Guys I'm so sorry to bug you again, but I went to the gp again and showed her my clumsy arm movement. Asked her specifically if it might be als, and she said possibly, and I asked about the emg and she said that a full emg will tell the true story.
I don't know anymore i feel helpless at the moment. Because the movements in my arm are soo stiff alsmost robotic, it has influnce on my daily activities, such as the glass to my mouth like I said and, now I'm also having problems bringing food to my mouth. I'm having wide fasciculations in my body (calves, thighs, butt, lots in the back, arms) although this could be anything.
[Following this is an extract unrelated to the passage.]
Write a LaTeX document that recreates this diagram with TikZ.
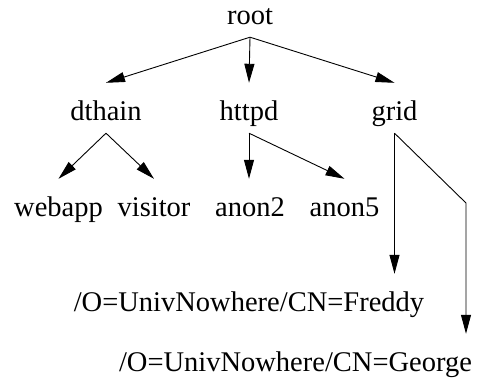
\documentclass[tikz,border=0pt]{standalone}
\usepackage{fontspec}
\setmainfont{Liberation Serif}
\usetikzlibrary{arrows.meta}
\begin{document}
\begin{tikzpicture}[x=1pt,y=-1pt,
  lbl/.style={anchor=base,inner xsep=0pt,inner ysep=12pt,text height=26pt,text depth=0pt,
    font=\fontsize{28.5}{30}\selectfont},
  edge/.style={line width=0.9pt,-{Triangle[length=19pt,width=10pt]}}]
\useasboundingbox (0,0) rectangle (480,379);
\node[lbl] (root) at (250,25) {root};
\node[lbl] (dthain) at (106,121) {dthain};
\node[lbl] (httpd) at (249,121) {httpd};
\node[lbl] (grid) at (394.5,121) {grid};
\node[lbl] (webapp) at (58.5,217) {webapp};
\node[lbl] (visitor) at (154,217) {visitor};
\node[lbl] (anon2) at (250,217) {anon2};
\node[lbl] (anon5) at (344.5,217) {anon5};
\node[lbl] (freddy) at (249,312) {/O=UnivNowhere/CN=Freddy};
\node[lbl] (george) at (295.5,372) {/O=UnivNowhere/CN=George};
\coordinate (bendG) at (466,203);
\draw[edge] (root.south) -- (dthain.north);
\draw[edge] (root.south) -- (httpd.north);
\draw[edge] (root.south) -- (grid.north);
\draw[edge] (dthain.south) -- (webapp.north);
\draw[edge] (dthain.south) -- (visitor.north);
\draw[edge] (httpd.south) -- (httpd.south |- anon2.north);
\draw[edge] (httpd.south) -- (anon5.north);
\draw[edge] (grid.south) -- (grid.south |- freddy.north);
\draw[edge] (grid.south) -- (bendG) -- (bendG |- george.north);
\end{tikzpicture}
\end{document}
I also feel sort of traumatized, because whenever i see a glass i am like should pick it up, will it be clumsy? I also need to lean a lot on a table now because it feels better for my arm and i dont know moving my right arm feels so weird right now( as in uncoordinated), it's like I'm not supposed to do that movement (alsmost like a broken arm that has had a cast and then taken off, like there is a lack of control) movement such as: pointing something, holding my phone, givijg someone a glass) . My right hand also feels like cramping and this really is stressing me out.
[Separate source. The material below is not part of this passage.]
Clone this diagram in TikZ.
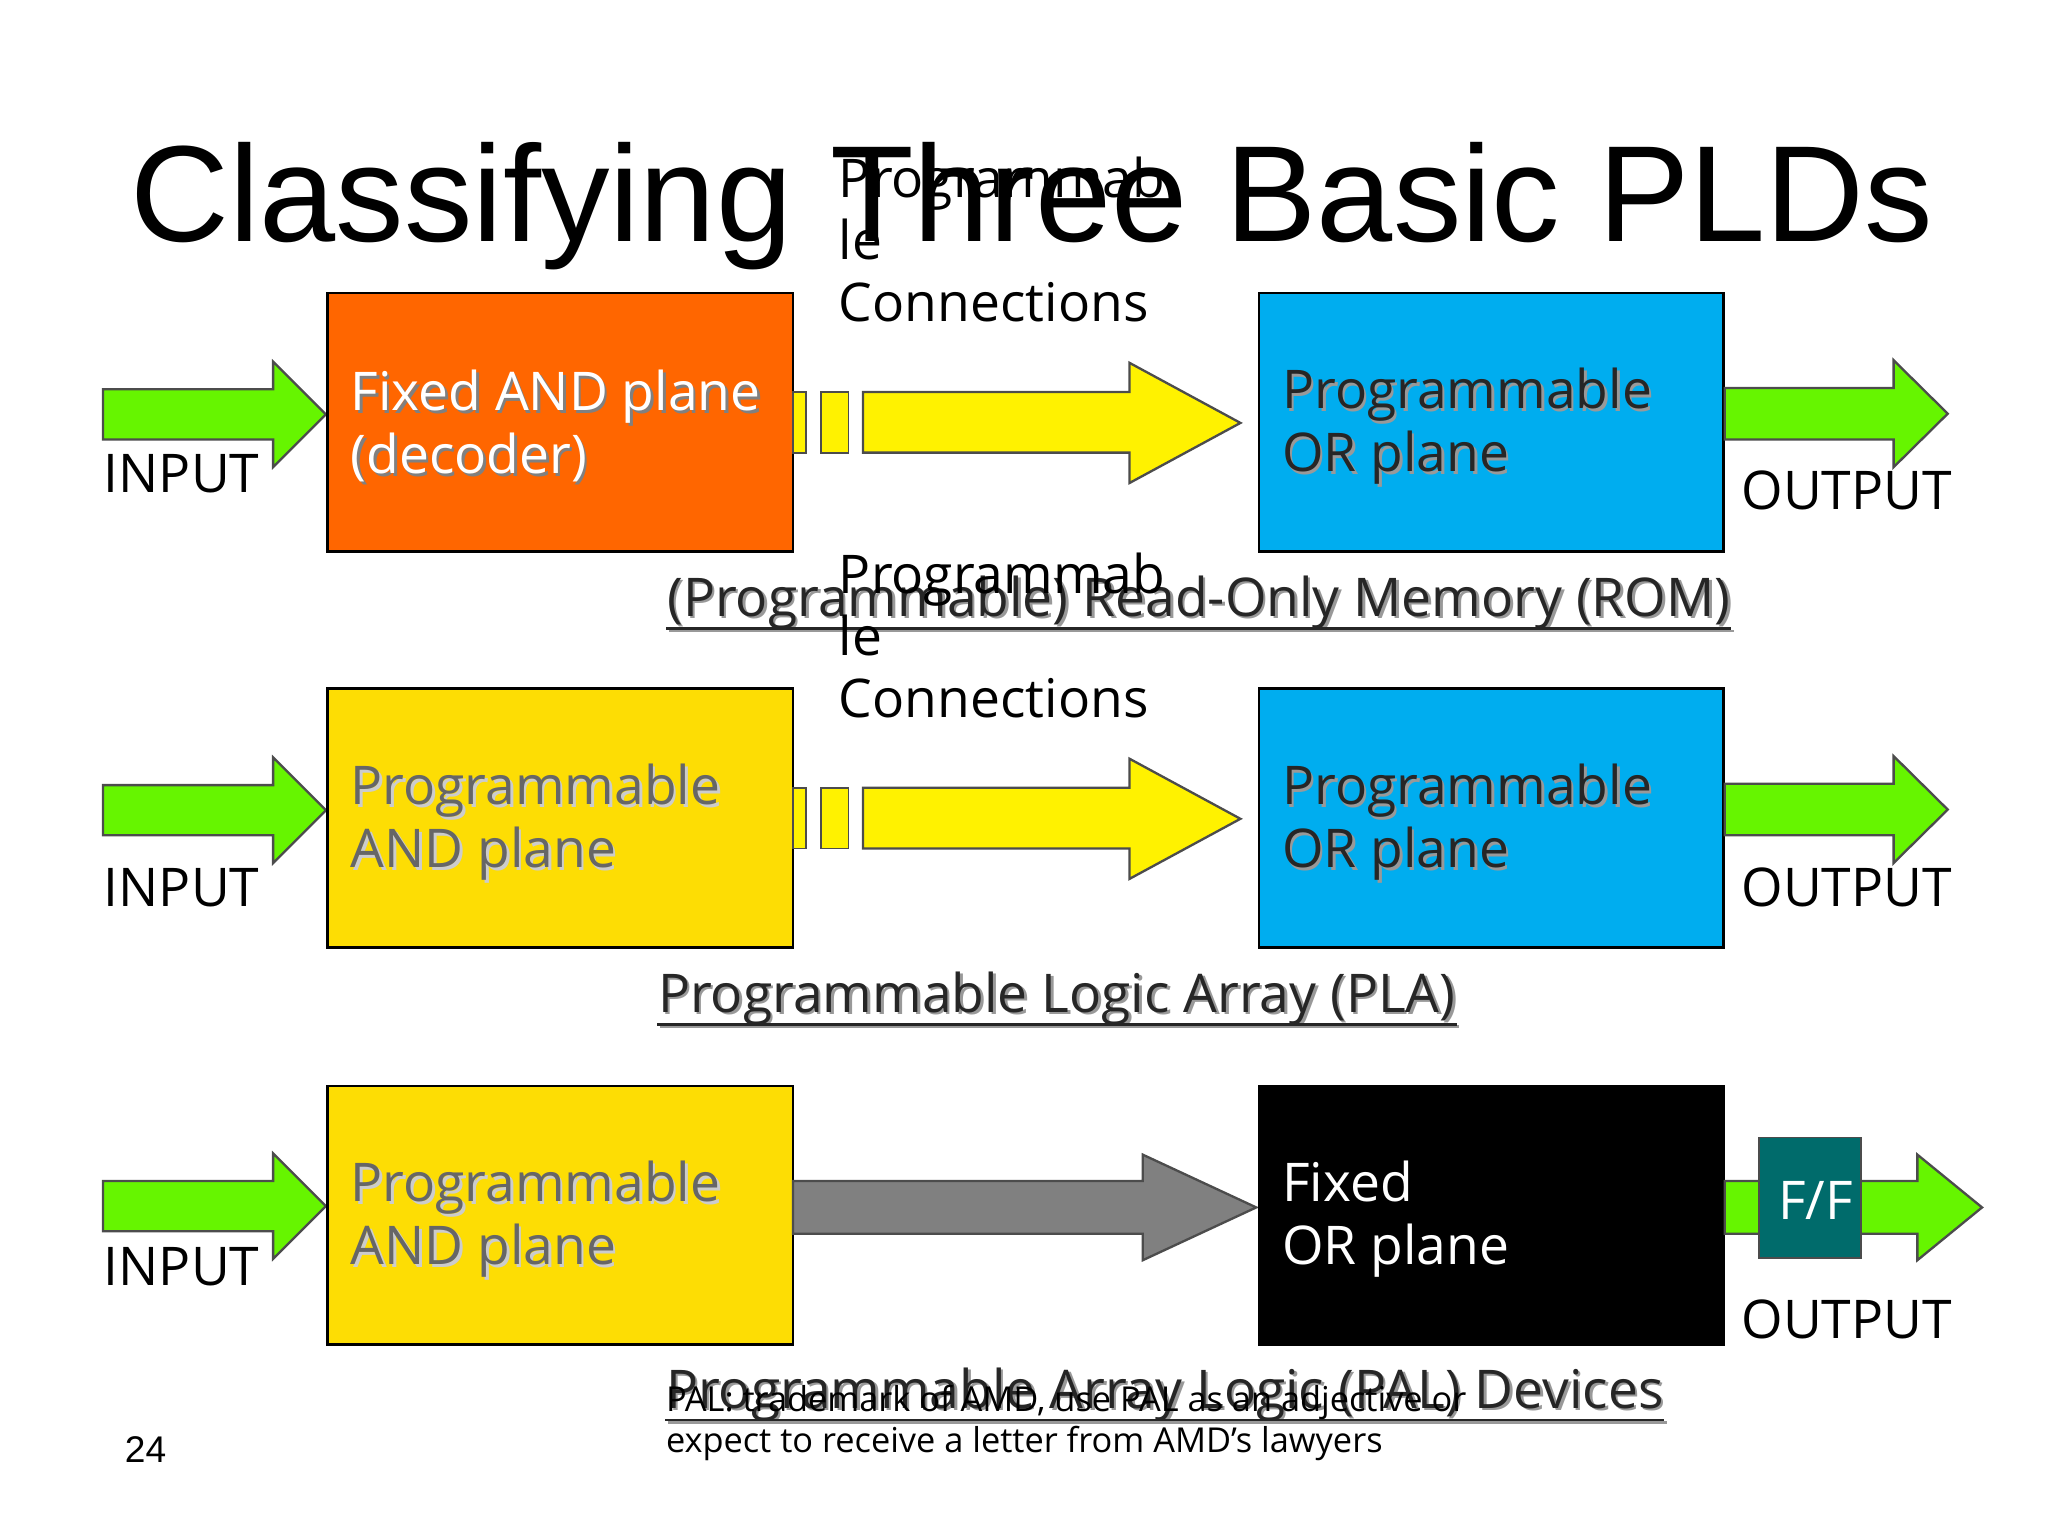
\documentclass[tikz,border=0pt]{standalone}
\usepackage{fontspec}
\setmainfont{Open Sans}
\newfontfamily\titlefont{Liberation Sans}
\newcommand\barrow[8]{%
 \filldraw[fill=#8,draw=black!70,line width=0.5pt] (#1,#4)--(#3,#4)--(#3,#6)--(#2,{(#6+#7)/2})--(#3,#7)--(#3,#5)--(#1,#5)--cycle;}
\colorlet{grn}{green!60!black!20!yellow!50!green}
\tikzset{
 box/.style={draw=black,line width=0.6pt,anchor=north west,inner sep=0pt},
 lbl/.style={anchor=west,font=\fontsize{11.5}{13.6}\selectfont,align=left,inner sep=0pt},
 io/.style={anchor=base west,font=\fontsize{11.5}{13}\selectfont,inner sep=0pt},
 captxt/.style={anchor=base west,font=\fontsize{11.5}{13}\selectfont,inner sep=0pt},
}
\newcommand\ul[2]{\draw[#2,line width=0.6pt] ([yshift=-2.6pt]#1.base west) -- ([yshift=-2.6pt]#1.base east);}
\begin{document}
\begin{tikzpicture}[x=0.01cm,y=-0.01cm]
\useasboundingbox (0,0) rectangle (1552,1164);
\node[anchor=base,font=\titlefont\fontsize{29.5}{30}\selectfont,inner sep=0pt] (title) at (782,183) {Classifying Three Basic PLDs};
% ---- Row 1 ROM
\barrow{78}{247}{207}{295}{333}{274}{354}{grn}
\node[io] (in1) at (78,373) {INPUT};
\path[box,fill=orange!80!red] (248,222) rectangle (601,418);
\node[lbl,text=black!50] at (267,325) {Fixed AND plane\\(decoder)};
\node[lbl,text=white] (b1a) at (265,323) {Fixed AND plane\\(decoder)};
\filldraw[fill=yellow,draw=black!70] (601,297) rectangle (611,343);
\filldraw[fill=yellow,draw=black!70] (622,297) rectangle (643,343);
\barrow{654}{940}{856}{297}{343}{275}{366}{yellow}
\node[anchor=base west,font=\fontsize{11.5}{13.4}\selectfont,align=left,inner sep=0pt] (c1) at (635,244) {Programmab\\le\\Connections};
\path[box,fill=cyan] (954,222) rectangle (1306,418);
\node[lbl,text=black!40] at (973,325) {Programmable\\OR plane};
\node[lbl,text=black!85] (b1b) at (971,323) {Programmable\\OR plane};
\barrow{1307}{1476}{1435}{294}{333}{273}{354}{grn}
\node[io] (out1) at (1319,386) {OUTPUT};
\node[captxt,text=black!40] (s1) at (507,469) {(Programmable) Read-Only Memory (ROM)};
\ul{s1}{black!40}
\node[captxt,text=black!85] (cap1) at (505,467) {(Programmable) Read-Only Memory (ROM)};
\ul{cap1}{black!85}
% ---- Row 2 PLA
\barrow{78}{247}{207}{595}{633}{574}{654}{grn}
\node[io] (in2) at (78,687) {INPUT};
\path[box,fill=yellow!80!orange] (248,522) rectangle (601,718);
\node[lbl,text=black!20] at (267,625) {Programmable\\AND plane};
\node[lbl,text=black!60] (b2a) at (265,623) {Programmable\\AND plane};
\filldraw[fill=yellow,draw=black!70] (601,597) rectangle (611,643);
\filldraw[fill=yellow,draw=black!70] (622,597) rectangle (643,643);
\barrow{654}{940}{856}{597}{643}{575}{666}{yellow}
\node[anchor=base west,font=\fontsize{11.5}{13.4}\selectfont,align=left,inner sep=0pt] (c2) at (635,544) {Programmab\\le\\Connections};
\path[box,fill=cyan] (954,522) rectangle (1306,718);
\node[lbl,text=black!40] at (973,625) {Programmable\\OR plane};
\node[lbl,text=black!85] (b2b) at (971,623) {Programmable\\OR plane};
\barrow{1307}{1476}{1435}{594}{633}{573}{654}{grn}
\node[io] (out2) at (1319,687) {OUTPUT};
\node[captxt,text=black!40] (s2) at (500,769) {Programmable Logic Array (PLA)};
\ul{s2}{black!40}
\node[captxt,text=black!85] (cap2) at (498,767) {Programmable Logic Array (PLA)};
\ul{cap2}{black!85}
% ---- Row 3 PAL
\barrow{78}{247}{207}{895}{933}{874}{954}{grn}
\node[io] (in3) at (78,974) {INPUT};
\path[box,fill=yellow!80!orange] (248,823) rectangle (601,1019);
\node[lbl,text=black!20] at (267,926) {Programmable\\AND plane};
\node[lbl,text=black!60] (b3a) at (265,924) {Programmable\\AND plane};
\barrow{601}{952}{866}{895}{935}{875}{955}{black!50}
\path[box,fill=black] (954,823) rectangle (1306,1019);
\node[lbl,text=white] (b3b) at (971,924) {Fixed\\OR plane};
\barrow{1307}{1502}{1453}{895}{935}{875}{955}{grn}
\filldraw[fill=teal!80!cyan!70!black,draw=black!70] (1333,862) rectangle (1410,953);
\node[font=\fontsize{11.5}{13}\selectfont,text=white,inner sep=0pt] (ff) at (1376,910) {F/F};
\node[io] (out3) at (1319,1014) {OUTPUT};
\node[captxt,text=black!40] (s3) at (506,1069) {Programmable Array Logic (PAL) Devices};
\ul{s3}{black!40}
\node[captxt,text=black!85] (cap3) at (504,1067) {Programmable Array Logic (PAL) Devices};
\ul{cap3}{black!85}
\node[anchor=base west,font=\fontsize{7.4}{9}\selectfont,align=left,inner sep=0pt] (note) at (504,1101) {PAL: trademark of AMD, use PAL as an adjective or\\expect to receive a letter from AMD’s lawyers};
\node[anchor=base west,font=\titlefont\fontsize{8}{9}\selectfont,inner sep=0pt] (pg) at (94,1108) {24};
\end{tikzpicture}
\end{document}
I dont have better days and I dont know what to do, I'm so sorry to ask you again. I know I've been pushing too much, but my emg is in two weeks and the wait is killing me. My mom is here right now and whenever I see her I just break down, but she stays so positive though for me and that kind of helps but, it's not getting better. I hope it's not ALS, and I feel like my symptoms are different than of the other's I've read. Thanks again for reading the whole story. I'm so down right now. I'm still 22 and i know the odds are with me, but still it scares me so much.